Write out the material again exactly, please, and omit the pictures.

## GIVEN INFORMATION
+++++

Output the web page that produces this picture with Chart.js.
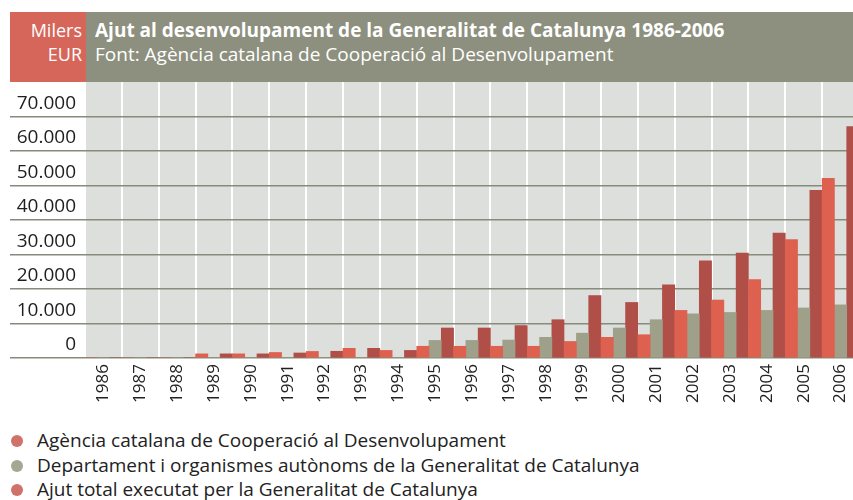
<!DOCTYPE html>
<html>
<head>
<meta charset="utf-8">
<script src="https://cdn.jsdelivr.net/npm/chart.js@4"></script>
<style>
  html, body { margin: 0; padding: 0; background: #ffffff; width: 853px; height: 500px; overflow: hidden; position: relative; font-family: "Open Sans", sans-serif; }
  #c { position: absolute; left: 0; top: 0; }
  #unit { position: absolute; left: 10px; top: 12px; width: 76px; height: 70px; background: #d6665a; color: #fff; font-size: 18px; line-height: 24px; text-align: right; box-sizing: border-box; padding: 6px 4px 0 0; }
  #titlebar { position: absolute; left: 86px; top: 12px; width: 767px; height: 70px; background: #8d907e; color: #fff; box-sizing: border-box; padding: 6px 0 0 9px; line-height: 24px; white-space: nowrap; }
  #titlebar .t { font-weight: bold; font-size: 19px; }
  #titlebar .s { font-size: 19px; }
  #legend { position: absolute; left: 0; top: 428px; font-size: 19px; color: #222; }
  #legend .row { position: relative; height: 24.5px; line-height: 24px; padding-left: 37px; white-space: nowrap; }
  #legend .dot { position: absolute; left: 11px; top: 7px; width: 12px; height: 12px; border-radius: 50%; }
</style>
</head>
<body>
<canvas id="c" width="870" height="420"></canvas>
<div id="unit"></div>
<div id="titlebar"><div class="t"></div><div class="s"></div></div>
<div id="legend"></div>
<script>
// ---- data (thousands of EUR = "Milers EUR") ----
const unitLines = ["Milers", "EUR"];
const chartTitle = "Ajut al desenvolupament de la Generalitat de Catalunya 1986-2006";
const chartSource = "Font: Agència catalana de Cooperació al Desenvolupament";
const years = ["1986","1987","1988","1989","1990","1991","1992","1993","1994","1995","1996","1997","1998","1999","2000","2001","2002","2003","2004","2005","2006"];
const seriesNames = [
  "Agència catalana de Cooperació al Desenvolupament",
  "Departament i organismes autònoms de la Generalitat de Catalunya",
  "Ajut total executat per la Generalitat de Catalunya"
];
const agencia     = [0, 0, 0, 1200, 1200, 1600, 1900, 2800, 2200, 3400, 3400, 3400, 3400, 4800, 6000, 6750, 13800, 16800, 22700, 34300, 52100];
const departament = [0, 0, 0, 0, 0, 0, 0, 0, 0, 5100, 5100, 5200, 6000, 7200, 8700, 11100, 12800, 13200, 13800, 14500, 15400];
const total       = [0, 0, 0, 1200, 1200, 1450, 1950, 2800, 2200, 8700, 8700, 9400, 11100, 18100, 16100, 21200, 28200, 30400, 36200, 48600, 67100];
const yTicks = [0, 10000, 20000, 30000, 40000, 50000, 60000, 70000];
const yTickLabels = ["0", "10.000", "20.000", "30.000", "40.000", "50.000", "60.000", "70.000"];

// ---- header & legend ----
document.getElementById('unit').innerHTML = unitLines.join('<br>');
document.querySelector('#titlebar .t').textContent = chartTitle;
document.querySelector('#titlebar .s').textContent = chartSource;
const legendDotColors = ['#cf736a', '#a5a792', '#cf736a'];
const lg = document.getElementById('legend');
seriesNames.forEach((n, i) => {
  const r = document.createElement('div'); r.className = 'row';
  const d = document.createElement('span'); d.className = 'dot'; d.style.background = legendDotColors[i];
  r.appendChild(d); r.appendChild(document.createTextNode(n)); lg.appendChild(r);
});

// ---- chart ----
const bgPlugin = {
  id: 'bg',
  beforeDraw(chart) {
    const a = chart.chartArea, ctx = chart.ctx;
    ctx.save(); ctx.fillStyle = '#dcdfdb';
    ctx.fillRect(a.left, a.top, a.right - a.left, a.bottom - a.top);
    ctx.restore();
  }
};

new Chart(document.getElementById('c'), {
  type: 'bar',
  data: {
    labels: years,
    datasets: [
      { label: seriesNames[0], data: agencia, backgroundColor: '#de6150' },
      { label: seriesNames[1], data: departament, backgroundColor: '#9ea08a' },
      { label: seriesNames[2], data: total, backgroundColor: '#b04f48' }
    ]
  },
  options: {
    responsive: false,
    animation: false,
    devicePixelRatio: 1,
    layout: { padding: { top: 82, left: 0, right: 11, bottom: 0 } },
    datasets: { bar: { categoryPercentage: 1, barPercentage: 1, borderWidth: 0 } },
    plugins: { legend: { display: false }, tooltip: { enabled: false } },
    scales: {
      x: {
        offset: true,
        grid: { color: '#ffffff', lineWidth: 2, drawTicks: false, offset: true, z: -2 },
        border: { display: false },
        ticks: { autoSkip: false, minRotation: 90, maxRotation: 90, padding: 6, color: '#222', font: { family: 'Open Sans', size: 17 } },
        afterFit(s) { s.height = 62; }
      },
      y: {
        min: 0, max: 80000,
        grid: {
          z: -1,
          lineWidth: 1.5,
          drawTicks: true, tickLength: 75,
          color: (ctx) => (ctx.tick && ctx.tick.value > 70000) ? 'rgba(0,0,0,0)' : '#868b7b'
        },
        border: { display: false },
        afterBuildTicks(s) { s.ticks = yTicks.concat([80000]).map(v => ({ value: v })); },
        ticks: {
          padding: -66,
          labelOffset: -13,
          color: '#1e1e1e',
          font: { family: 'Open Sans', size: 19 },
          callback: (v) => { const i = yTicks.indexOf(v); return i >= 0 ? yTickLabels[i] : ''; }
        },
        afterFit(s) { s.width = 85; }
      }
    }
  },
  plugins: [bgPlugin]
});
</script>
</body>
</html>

+++++

## SOLUTION TO THIS TASK
Output the web page that produces this picture with Chart.js.
<!DOCTYPE html>
<html>
<head>
<meta charset="utf-8">
<script src="https://cdn.jsdelivr.net/npm/chart.js@4"></script>
<style>
  html, body { margin: 0; padding: 0; background: #ffffff; width: 853px; height: 500px; overflow: hidden; position: relative; font-family: "Open Sans", sans-serif; }
  #c { position: absolute; left: 0; top: 0; }
  #unit { position: absolute; left: 10px; top: 12px; width: 76px; height: 70px; background: #d6665a; color: #fff; font-size: 18px; line-height: 24px; text-align: right; box-sizing: border-box; padding: 6px 4px 0 0; }
  #titlebar { position: absolute; left: 86px; top: 12px; width: 767px; height: 70px; background: #8d907e; color: #fff; box-sizing: border-box; padding: 6px 0 0 9px; line-height: 24px; white-space: nowrap; }
  #titlebar .t { font-weight: bold; font-size: 19px; }
  #titlebar .s { font-size: 19px; }
  #legend { position: absolute; left: 0; top: 428px; font-size: 19px; color: #222; }
  #legend .row { position: relative; height: 24.5px; line-height: 24px; padding-left: 37px; white-space: nowrap; }
  #legend .dot { position: absolute; left: 11px; top: 7px; width: 12px; height: 12px; border-radius: 50%; }
</style>
</head>
<body>
<canvas id="c" width="870" height="420"></canvas>
<div id="unit"></div>
<div id="titlebar"><div class="t"></div><div class="s"></div></div>
<div id="legend"></div>
<script>
// ---- data (thousands of EUR = "Milers EUR") ----
const unitLines = ["Milers", "EUR"];
const chartTitle = "Ajut al desenvolupament de la Generalitat de Catalunya 1986-2006";
const chartSource = "Font: Agència catalana de Cooperació al Desenvolupament";
const years = ["1986","1987","1988","1989","1990","1991","1992","1993","1994","1995","1996","1997","1998","1999","2000","2001","2002","2003","2004","2005","2006"];
const seriesNames = [
  "Agència catalana de Cooperació al Desenvolupament",
  "Departament i organismes autònoms de la Generalitat de Catalunya",
  "Ajut total executat per la Generalitat de Catalunya"
];
const agencia     = [0, 0, 0, 1200, 1200, 1600, 1900, 2800, 2200, 3400, 3400, 3400, 3400, 4800, 6000, 6750, 13800, 16800, 22700, 34300, 52100];
const departament = [0, 0, 0, 0, 0, 0, 0, 0, 0, 5100, 5100, 5200, 6000, 7200, 8700, 11100, 12800, 13200, 13800, 14500, 15400];
const total       = [0, 0, 0, 1200, 1200, 1450, 1950, 2800, 2200, 8700, 8700, 9400, 11100, 18100, 16100, 21200, 28200, 30400, 36200, 48600, 67100];
const yTicks = [0, 10000, 20000, 30000, 40000, 50000, 60000, 70000];
const yTickLabels = ["0", "10.000", "20.000", "30.000", "40.000", "50.000", "60.000", "70.000"];

// ---- header & legend ----
document.getElementById('unit').innerHTML = unitLines.join('<br>');
document.querySelector('#titlebar .t').textContent = chartTitle;
document.querySelector('#titlebar .s').textContent = chartSource;
const legendDotColors = ['#cf736a', '#a5a792', '#cf736a'];
const lg = document.getElementById('legend');
seriesNames.forEach((n, i) => {
  const r = document.createElement('div'); r.className = 'row';
  const d = document.createElement('span'); d.className = 'dot'; d.style.background = legendDotColors[i];
  r.appendChild(d); r.appendChild(document.createTextNode(n)); lg.appendChild(r);
});

// ---- chart ----
const bgPlugin = {
  id: 'bg',
  beforeDraw(chart) {
    const a = chart.chartArea, ctx = chart.ctx;
    ctx.save(); ctx.fillStyle = '#dcdfdb';
    ctx.fillRect(a.left, a.top, a.right - a.left, a.bottom - a.top);
    ctx.restore();
  }
};

new Chart(document.getElementById('c'), {
  type: 'bar',
  data: {
    labels: years,
    datasets: [
      { label: seriesNames[0], data: agencia, backgroundColor: '#de6150' },
      { label: seriesNames[1], data: departament, backgroundColor: '#9ea08a' },
      { label: seriesNames[2], data: total, backgroundColor: '#b04f48' }
    ]
  },
  options: {
    responsive: false,
    animation: false,
    devicePixelRatio: 1,
    layout: { padding: { top: 82, left: 0, right: 11, bottom: 0 } },
    datasets: { bar: { categoryPercentage: 1, barPercentage: 1, borderWidth: 0 } },
    plugins: { legend: { display: false }, tooltip: { enabled: false } },
    scales: {
      x: {
        offset: true,
        grid: { color: '#ffffff', lineWidth: 2, drawTicks: false, offset: true, z: -2 },
        border: { display: false },
        ticks: { autoSkip: false, minRotation: 90, maxRotation: 90, padding: 6, color: '#222', font: { family: 'Open Sans', size: 17 } },
        afterFit(s) { s.height = 62; }
      },
      y: {
        min: 0, max: 80000,
        grid: {
          z: -1,
          lineWidth: 1.5,
          drawTicks: true, tickLength: 75,
          color: (ctx) => (ctx.tick && ctx.tick.value > 70000) ? 'rgba(0,0,0,0)' : '#868b7b'
        },
        border: { display: false },
        afterBuildTicks(s) { s.ticks = yTicks.concat([80000]).map(v => ({ value: v })); },
        ticks: {
          padding: -66,
          labelOffset: -13,
          color: '#1e1e1e',
          font: { family: 'Open Sans', size: 19 },
          callback: (v) => { const i = yTicks.indexOf(v); return i >= 0 ? yTickLabels[i] : ''; }
        },
        afterFit(s) { s.width = 85; }
      }
    }
  },
  plugins: [bgPlugin]
});
</script>
</body>
</html>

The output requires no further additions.